I can’t deny this show is long… veeeeery long… with 96 episodes is the longest anime series I’ve seen so far (Urusei Yatsura and Ranma ½ are both in the backlog of things to see, but maybe next year).
Extraordinary long by the today standard of 12 or 24 episodes per serie.

So.…I really love the plot, the characters’ development, I found the two main characters to be enjoyable and relatable (Kyoko-san is such a lovely character, ahhh…) and since I lived (when I was young at least) in an era before cell phones and pervasive wireless high-speed internet access… the era when you had to put coins in a public phone in order to communicate with someone while you where on the street or at a train station or somewhere far from home, I can perfectly relate to a story set in the ’80s because I know first hand how things were going at that time.

… and that’s the problem.

The problem is that this is a show I love, a show most of my friends around the same age as me would enjoy (if they enjoy the genre of course) but it’s a show that is aging (and will continue to age) bad.

Really bad.

It’s not science fiction: I can picture myself watching today Star Trek – The Next Generation (Gundam if talking about anime) because… well… it’s Star Trek (or Gundam).
It’s not a two-hour comedy movie you can enjoy on tv, something like Wilder’s Some like it hot or Kubrick’s Dr. Strangelove.
It’s not a war/action movie (a-la Die Hard or Terminator).

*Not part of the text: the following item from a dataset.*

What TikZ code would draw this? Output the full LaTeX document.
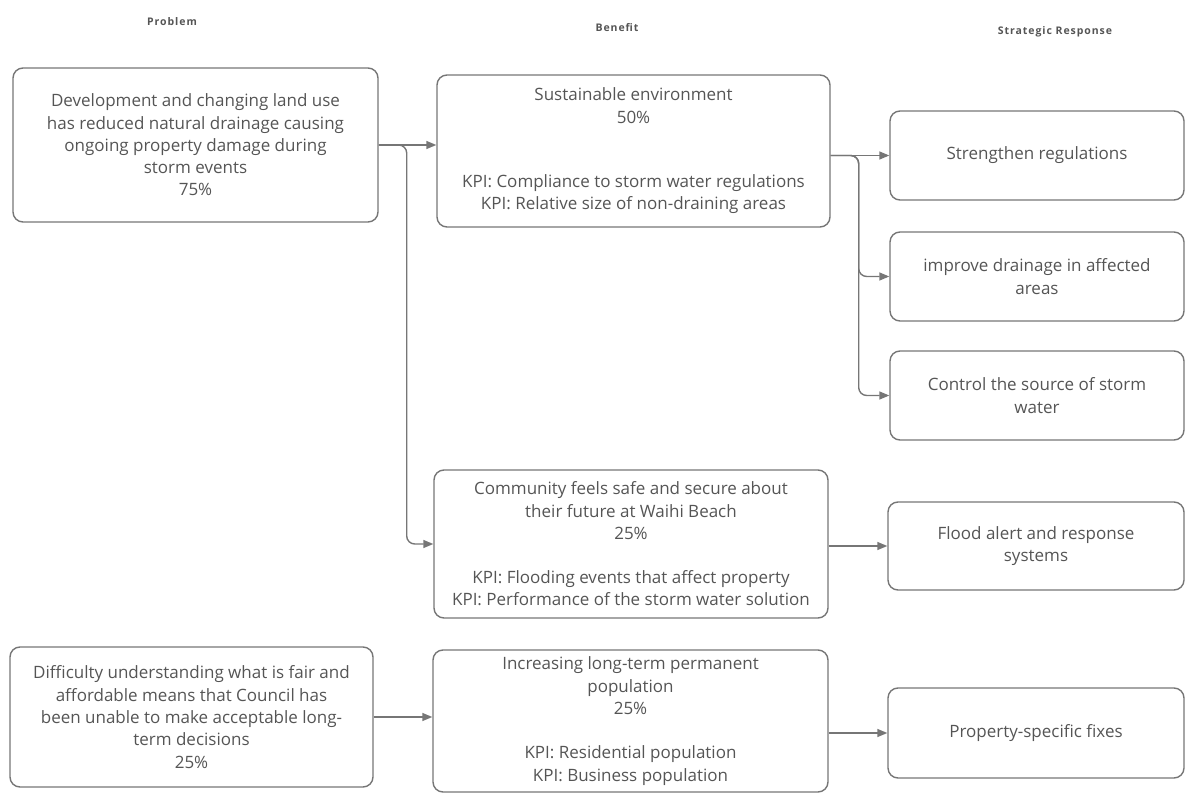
\documentclass[tikz,border=0pt]{standalone}
\usepackage{fontspec}
\setmainfont{Open Sans}
\newfontfamily\hdrfont[LetterSpace=9]{Open Sans}
\usetikzlibrary{arrows.meta}
\definecolor{linegray}{HTML}{767676}
\definecolor{textgray}{HTML}{555555}
\tikzset{
  box/.style={draw=linegray, line width=1.4pt, rounded corners=10pt, inner sep=0pt,
    align=center, text=textgray, font=\fontsize{17}{22.3}\selectfont},
  hdr/.style={text=textgray, font=\hdrfont\bfseries\fontsize{10.5}{12}\selectfont},
  conn/.style={draw=linegray, line width=1.4pt, rounded corners=8pt,
    -{Triangle[length=10pt,width=8pt]}}
}
\begin{document}
\begin{tikzpicture}[x=1pt,y=-1pt]
\useasboundingbox (0,0) rectangle (1186,799);
% headers
\node[hdr] (h1) at (172,22) {Problem};
\node[hdr] (h2) at (617,28) {Benefit};
\node[hdr] (h3) at (1055,32) {Strategic Response};
% problems
\node[box, minimum width=365pt, minimum height=154pt] (P1) at (195.5,145)
  {Development and changing land use\\has reduced natural drainage causing\\ongoing property damage during\\storm events\\75\%};
\node[box, minimum width=363pt, minimum height=140pt] (P2) at (191.5,717)
  {Difficulty understanding what is fair and\\affordable means that Council has\\been unable to make acceptable long-\\term decisions\\25\%};
% benefits
\node[box, minimum width=393pt, minimum height=152pt] (B1) at (633.5,151)
  {Sustainable environment\\50\%\\[42pt]KPI: Compliance to storm water regulations\\KPI: Relative size of non-draining areas};
\node[box, minimum width=394pt, minimum height=148pt] (B2) at (631,544)
  {Community feels safe and secure about\\their future at Waihi Beach\\25\%\\[22pt]KPI: Flooding events that affect property\\KPI: Performance of the storm water solution};
\node[box, minimum width=395pt, minimum height=142pt] (B3) at (630.5,721)
  {Increasing long-term permanent\\population\\25\%\\[22pt]KPI: Residential population\\KPI: Business population};
% strategic responses
\node[box, minimum width=294pt, minimum height=89pt] (S1) at (1037,155.5) {Strengthen regulations};
\node[box, minimum width=294pt, minimum height=89pt] (S2) at (1037,276.5) {improve drainage in affected\\areas};
\node[box, minimum width=294pt, minimum height=89pt] (S3) at (1037,395.5) {Control the source of storm\\water};
\node[box, minimum width=296pt, minimum height=88pt] (S4) at (1036,546) {Flood alert and response\\systems};
\node[box, minimum width=296pt, minimum height=90pt] (S5) at (1036,733) {Property-specific fixes};
% connectors
\draw[conn] (P1.east) -- (P1.east -| B1.west);
\draw[conn] (P1.east) -- ++(28,0) |- (B2.west);
\draw[conn] (B1.east |- S1.west) -- (S1.west);
\draw[conn] (B1.east |- S1.west) -- ++(28,0) |- (S2.west);
\draw[conn] (B1.east |- S1.west) -- ++(28,0) |- (S3.west);
\draw[conn] (B2.east |- S4.west) -- (S4.west);
\draw[conn] (P2.east) -- (P2.east -| B3.west);
\draw[conn] (B3.east |- S5.west) -- (S5.west);
\end{tikzpicture}
\end{document}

It’s a serie someone born in 2000/2005, a perfect age to relate to the main characters, will probably struggle to watch and even to understand.

And that’s sad, really sad, because it really is a masterpiece, maybe as some said, Rumiko Takahashi’s more mature and best work, but to really appreciate it, more than anything, you have to relate to the characters.

Something I feel will be difficult for the generations to come.